Trade promotions refer to incentives offered by manufacturers to trade (distributors, wholesalers and retailers) to encourage sales. Trade promotions are of two types—value-related and experience-related. Value-related trade promotions are investments by the manufacturer in monetary promotions at the retailer’s (e.g., discounts on bulk purchase). Experience-related promotions are investments in non-monetary promotions and shopping experience (e.g., test drives of vehicles before purchasing).


The study found that, in general, value-related promotions such as promotion packs (bundled goods going at a discounted price, e.g., Pay for 2 and get 1 free), temporary price reductions, and promotional flyers (flyers created by the retailer to encourage sales of certain products, which manufacturers pay to get their products listed on) had a stronger impact on sales compared to experience-related promotions like product shelf displays, in-store salesperson incentives, and store events.


The study also found that retail format strategies have a prominent influence on the impact of the two types of promotions. For instance, in generalist stores (stores with larger market share and wider product assortment, e.g., supermarkets), temporary price discounts pushed up sales the most. In specialist stores (stores with small market share and narrow but deep product assortment, e.g., cosmetics stores), on the other hand, shelf displays had a significant effect on sales.


Similarly, channel structures also play a role in the impact that trade promotions moderated by retail format strategies have on sales. Direct selling to the retailer leads to higher sales in generalist stores in response to value-based trade promotions. For example, an FMCG manufacturer with its own sales force will achieve high sales when it invests in a Buy One Get One promotional pack in a supermarket. On the other hand, experience-related promotions such as store events work best for specialist formats and distributor-based channel structures. For example, a pharmaceutical manufacturer can earn high sales through distributor-based selling to chemists and offering incentives to store salespersons at the same time.
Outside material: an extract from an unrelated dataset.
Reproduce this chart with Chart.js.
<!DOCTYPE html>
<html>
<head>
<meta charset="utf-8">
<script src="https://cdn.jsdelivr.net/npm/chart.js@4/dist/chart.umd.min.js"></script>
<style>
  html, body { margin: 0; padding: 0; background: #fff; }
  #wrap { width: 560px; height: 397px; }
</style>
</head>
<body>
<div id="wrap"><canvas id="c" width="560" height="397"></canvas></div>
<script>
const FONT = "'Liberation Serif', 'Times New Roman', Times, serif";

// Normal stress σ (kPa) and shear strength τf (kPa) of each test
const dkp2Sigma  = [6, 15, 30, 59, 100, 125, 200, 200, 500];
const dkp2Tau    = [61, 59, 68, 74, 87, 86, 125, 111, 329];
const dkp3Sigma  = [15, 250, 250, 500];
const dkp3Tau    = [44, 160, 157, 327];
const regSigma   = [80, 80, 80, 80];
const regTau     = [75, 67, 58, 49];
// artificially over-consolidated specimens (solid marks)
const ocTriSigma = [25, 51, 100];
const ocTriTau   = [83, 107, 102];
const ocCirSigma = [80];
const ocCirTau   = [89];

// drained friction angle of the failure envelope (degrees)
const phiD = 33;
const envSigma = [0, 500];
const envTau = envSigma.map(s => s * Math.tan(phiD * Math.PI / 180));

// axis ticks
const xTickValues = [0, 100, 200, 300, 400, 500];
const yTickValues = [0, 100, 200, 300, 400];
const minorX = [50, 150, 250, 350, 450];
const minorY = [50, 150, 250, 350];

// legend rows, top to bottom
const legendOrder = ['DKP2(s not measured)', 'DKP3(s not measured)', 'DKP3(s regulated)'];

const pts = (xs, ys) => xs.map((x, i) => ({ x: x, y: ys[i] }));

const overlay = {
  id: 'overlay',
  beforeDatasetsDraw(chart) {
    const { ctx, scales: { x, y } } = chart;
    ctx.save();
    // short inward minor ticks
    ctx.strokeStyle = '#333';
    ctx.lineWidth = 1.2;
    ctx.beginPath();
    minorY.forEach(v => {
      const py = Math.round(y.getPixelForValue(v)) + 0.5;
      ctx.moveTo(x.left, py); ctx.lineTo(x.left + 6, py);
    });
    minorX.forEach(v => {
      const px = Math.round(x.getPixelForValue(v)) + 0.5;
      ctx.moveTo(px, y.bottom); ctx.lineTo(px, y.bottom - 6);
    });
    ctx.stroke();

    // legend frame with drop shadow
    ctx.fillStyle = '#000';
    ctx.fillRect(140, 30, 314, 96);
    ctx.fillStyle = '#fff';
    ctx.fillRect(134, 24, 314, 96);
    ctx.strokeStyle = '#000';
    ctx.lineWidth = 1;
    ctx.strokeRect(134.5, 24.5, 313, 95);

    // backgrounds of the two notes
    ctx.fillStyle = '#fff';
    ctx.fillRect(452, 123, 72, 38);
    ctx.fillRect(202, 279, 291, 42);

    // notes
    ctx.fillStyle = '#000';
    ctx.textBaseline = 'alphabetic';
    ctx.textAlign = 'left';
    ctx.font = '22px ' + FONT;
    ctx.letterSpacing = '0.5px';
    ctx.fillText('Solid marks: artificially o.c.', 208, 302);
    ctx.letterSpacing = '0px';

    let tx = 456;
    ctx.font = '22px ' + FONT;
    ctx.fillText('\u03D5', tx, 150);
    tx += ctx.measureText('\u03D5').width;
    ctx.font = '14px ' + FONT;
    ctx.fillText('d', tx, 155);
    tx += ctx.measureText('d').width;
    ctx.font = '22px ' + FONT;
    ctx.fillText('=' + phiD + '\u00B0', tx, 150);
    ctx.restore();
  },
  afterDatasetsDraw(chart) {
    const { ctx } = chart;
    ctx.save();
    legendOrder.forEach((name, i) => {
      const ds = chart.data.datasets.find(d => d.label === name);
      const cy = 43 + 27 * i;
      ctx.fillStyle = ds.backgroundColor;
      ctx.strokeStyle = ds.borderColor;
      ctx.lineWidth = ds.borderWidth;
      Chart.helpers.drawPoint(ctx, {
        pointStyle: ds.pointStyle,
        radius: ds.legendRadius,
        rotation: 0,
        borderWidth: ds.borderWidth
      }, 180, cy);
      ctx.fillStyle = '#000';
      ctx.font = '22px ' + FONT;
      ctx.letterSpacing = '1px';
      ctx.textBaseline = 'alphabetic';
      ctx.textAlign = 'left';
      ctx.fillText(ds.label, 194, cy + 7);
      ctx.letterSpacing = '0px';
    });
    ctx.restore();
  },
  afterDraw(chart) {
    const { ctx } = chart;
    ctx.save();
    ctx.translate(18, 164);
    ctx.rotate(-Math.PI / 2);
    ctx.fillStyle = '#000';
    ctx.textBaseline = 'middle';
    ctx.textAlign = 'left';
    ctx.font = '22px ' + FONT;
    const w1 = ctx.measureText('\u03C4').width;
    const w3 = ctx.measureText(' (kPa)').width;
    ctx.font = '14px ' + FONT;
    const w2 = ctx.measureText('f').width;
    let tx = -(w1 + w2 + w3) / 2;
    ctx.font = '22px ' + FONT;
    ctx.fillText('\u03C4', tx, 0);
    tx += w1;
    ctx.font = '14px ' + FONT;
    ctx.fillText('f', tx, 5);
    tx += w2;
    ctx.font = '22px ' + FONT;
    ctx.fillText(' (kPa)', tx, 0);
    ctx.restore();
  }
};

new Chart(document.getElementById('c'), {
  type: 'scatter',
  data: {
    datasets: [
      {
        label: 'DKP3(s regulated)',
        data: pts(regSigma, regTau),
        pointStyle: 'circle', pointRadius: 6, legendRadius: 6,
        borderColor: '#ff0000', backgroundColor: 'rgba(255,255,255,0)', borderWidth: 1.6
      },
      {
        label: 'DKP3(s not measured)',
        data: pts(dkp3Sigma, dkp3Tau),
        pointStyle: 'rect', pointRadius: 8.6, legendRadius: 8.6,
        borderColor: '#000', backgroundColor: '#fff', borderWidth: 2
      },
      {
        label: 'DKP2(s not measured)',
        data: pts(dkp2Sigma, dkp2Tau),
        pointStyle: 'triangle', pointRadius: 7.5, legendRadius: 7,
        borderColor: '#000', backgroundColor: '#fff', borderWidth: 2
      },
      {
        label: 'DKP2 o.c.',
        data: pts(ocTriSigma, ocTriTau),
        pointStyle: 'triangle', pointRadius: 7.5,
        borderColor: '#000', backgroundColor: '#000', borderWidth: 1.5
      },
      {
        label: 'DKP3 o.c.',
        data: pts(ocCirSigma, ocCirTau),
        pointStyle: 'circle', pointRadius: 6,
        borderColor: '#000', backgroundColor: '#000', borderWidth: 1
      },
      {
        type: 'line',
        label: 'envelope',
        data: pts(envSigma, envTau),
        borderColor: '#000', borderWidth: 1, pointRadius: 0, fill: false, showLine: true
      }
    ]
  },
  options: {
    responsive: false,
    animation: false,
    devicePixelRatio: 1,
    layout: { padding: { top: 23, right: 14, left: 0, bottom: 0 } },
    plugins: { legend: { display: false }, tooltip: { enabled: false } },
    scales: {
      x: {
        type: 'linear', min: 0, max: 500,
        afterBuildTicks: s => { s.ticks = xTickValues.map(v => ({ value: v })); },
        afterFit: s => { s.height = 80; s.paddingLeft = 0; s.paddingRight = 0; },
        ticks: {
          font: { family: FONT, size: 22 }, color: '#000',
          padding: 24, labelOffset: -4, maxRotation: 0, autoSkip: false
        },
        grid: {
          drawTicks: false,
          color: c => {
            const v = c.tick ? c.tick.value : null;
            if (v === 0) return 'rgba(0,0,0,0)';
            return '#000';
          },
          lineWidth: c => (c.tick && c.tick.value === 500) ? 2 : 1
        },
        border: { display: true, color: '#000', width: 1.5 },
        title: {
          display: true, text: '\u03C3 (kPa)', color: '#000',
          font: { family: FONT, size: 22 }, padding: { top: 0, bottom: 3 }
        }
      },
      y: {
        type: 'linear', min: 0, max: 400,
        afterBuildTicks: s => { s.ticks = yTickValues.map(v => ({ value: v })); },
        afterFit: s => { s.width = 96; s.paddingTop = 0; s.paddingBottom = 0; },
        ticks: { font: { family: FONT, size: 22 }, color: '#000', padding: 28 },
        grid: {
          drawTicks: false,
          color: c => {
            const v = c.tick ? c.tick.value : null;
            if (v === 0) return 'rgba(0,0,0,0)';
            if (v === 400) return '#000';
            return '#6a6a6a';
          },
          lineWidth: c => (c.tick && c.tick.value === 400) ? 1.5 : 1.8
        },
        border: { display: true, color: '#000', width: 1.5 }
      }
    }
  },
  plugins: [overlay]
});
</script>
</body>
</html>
This study can help manufacturers create an optimal trade promotions strategy. For example, manufacturers of utilitarian products can go the direct selling + value-related promotions + generalist format route to maximise sales, whereas manufacturers of hedonic products can go the distributors + experience-related selling + specialist route. And when in doubt, adopting value-related trade promotions would be the safe bet for any manufacturer. By using the best combinations of trade promotion type, retail format strategy, and channel structure based on the study’s findings, they can maximise sales and reduce wastage of resources, which will ultimately lead to higher profits.